これはリンクエラーで、要するにIMG_LoadTexture()関数がライブラリの中に見つからないと言っています。静的リンクしようとしているのがだめなのかもしれないと思い動的リンクも試してみましたが、それでもだめでした。

原因

WrapDBのリポジトリに以下のプルリクエストが立っていました。

IMG.cがビルド対象に含まれていなかったということで、それは確かにリンクエラーになるよねというところです。

このプルリクエストはまだマージされていません。恐らく何らかの方法でこの修正の内容を使ってビルドができるはずですが、すぐには調べられなかったので今日はここまでとします。

まとめ

Mesonを使ってSDL3本体をビルドして動かすことができました。しかし、拡張であるSDL_imageはバグにより動かせませんでした。

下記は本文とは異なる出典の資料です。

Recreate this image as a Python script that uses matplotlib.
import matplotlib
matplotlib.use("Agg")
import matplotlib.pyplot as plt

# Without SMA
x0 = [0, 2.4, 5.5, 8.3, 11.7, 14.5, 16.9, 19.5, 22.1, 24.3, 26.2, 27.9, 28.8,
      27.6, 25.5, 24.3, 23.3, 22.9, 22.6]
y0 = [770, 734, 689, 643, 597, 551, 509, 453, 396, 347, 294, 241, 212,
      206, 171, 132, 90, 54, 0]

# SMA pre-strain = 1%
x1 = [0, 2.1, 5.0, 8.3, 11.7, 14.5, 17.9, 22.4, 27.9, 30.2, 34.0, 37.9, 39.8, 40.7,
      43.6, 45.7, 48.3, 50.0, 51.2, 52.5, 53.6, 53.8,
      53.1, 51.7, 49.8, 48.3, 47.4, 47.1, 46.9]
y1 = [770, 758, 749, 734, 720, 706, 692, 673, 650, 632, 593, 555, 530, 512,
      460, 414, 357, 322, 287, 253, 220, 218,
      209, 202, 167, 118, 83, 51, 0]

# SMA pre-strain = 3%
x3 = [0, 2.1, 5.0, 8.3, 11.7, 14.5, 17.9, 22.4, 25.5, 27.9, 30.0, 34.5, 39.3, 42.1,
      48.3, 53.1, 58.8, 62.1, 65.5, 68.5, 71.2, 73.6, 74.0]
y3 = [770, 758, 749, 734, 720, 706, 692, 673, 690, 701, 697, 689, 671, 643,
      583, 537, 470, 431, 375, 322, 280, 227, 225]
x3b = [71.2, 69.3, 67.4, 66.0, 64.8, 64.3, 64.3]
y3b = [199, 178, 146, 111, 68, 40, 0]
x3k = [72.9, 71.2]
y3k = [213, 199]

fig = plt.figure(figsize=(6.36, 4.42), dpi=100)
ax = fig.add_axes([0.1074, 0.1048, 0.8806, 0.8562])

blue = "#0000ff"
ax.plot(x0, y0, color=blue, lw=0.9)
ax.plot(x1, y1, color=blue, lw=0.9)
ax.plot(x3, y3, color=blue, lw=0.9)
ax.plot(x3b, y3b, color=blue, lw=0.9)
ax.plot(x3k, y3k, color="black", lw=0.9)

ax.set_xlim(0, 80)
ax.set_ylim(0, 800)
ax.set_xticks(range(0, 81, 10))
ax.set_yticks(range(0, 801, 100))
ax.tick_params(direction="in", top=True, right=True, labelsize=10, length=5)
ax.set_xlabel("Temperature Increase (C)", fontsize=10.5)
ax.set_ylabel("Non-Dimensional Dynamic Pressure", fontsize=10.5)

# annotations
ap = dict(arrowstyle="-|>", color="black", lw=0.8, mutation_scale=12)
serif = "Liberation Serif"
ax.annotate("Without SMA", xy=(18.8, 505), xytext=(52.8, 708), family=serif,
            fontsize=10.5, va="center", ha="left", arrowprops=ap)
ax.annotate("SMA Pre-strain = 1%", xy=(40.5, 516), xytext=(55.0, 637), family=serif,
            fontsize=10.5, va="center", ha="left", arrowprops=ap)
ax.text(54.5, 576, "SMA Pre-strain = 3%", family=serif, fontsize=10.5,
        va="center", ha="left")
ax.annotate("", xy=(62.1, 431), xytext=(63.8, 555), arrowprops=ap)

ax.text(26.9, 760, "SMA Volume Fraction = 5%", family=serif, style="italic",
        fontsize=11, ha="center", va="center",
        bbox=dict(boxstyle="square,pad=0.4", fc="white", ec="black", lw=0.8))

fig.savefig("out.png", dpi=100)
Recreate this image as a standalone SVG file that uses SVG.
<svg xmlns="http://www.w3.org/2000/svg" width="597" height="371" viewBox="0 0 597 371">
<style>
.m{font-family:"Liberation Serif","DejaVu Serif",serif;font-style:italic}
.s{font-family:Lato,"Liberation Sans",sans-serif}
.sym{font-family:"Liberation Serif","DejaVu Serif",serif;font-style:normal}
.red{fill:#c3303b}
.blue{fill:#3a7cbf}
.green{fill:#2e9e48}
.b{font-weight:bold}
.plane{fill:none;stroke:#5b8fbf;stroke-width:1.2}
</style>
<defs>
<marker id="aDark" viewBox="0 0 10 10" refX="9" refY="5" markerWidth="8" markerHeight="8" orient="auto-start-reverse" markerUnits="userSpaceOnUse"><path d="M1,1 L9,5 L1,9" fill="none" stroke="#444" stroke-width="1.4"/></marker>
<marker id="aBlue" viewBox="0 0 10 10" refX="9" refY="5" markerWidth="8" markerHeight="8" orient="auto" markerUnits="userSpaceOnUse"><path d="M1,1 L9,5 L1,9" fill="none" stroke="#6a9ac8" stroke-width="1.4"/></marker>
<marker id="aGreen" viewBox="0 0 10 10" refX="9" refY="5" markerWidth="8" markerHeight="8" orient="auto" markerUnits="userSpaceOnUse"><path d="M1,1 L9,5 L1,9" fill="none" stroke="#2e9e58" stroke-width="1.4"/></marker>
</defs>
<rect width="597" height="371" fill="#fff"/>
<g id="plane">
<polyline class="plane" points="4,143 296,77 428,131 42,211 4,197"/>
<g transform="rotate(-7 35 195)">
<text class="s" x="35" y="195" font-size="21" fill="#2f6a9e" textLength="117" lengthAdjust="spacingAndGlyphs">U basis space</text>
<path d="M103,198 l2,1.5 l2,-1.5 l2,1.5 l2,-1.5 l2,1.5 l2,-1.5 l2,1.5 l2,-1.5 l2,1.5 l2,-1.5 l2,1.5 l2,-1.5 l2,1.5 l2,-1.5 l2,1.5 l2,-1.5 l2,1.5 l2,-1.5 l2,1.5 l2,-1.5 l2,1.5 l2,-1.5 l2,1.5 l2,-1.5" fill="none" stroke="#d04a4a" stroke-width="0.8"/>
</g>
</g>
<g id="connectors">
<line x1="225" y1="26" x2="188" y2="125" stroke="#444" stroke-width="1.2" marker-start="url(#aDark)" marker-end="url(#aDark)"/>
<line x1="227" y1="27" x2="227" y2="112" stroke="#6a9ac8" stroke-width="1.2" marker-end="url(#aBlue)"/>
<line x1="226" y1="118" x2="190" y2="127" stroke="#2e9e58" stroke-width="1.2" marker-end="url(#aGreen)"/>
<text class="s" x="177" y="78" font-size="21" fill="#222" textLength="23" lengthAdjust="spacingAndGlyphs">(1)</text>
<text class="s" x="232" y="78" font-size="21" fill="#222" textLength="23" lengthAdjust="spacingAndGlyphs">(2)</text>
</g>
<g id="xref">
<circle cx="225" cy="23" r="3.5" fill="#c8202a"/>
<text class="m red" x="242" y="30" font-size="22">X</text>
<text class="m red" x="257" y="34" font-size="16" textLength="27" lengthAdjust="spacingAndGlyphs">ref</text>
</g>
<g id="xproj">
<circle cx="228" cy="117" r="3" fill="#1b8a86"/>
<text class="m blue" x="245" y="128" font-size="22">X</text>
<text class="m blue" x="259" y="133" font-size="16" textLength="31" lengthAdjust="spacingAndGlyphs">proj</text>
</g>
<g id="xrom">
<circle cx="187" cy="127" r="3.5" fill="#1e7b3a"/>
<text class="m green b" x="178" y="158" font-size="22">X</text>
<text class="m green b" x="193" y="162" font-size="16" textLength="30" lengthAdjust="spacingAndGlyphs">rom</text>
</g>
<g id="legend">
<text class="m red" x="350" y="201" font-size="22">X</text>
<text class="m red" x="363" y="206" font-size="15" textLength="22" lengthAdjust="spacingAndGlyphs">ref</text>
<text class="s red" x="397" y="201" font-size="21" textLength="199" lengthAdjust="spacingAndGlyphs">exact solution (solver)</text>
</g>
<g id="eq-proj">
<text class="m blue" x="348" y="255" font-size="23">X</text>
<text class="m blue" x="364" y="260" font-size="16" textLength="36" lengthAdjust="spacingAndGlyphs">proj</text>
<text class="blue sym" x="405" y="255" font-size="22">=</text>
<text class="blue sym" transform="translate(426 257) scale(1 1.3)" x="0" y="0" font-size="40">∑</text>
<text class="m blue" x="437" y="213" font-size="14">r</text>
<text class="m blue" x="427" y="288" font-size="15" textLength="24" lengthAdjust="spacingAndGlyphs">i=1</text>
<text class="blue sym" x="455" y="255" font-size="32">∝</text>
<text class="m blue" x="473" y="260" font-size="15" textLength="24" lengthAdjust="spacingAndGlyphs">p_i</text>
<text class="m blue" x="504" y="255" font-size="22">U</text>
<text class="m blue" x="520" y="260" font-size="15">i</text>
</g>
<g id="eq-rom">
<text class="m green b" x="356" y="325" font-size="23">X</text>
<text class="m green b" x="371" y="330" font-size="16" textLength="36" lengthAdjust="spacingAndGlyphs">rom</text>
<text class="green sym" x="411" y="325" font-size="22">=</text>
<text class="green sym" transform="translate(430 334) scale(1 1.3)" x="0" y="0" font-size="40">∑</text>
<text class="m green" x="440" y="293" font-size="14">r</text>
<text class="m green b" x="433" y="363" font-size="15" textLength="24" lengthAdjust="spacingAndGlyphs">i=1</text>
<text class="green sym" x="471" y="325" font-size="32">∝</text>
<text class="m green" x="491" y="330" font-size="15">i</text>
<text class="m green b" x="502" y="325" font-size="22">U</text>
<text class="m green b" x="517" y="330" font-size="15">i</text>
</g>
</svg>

Mesonはわりといいかんじに見えるのですが、SDL3は元がMesonを使っていないためまだ対応がしきれていないというところでした。WrapDBというものは結局meson.buildを各ディレクトリに外部から差し込むようなソリューションであるため、軽い気持ちで自分で書けるようなものかというと微妙で、「誰か書いてくれ頼む~」となってしまい、OSSただ乗りの申し訳なさが生まれてきますね……。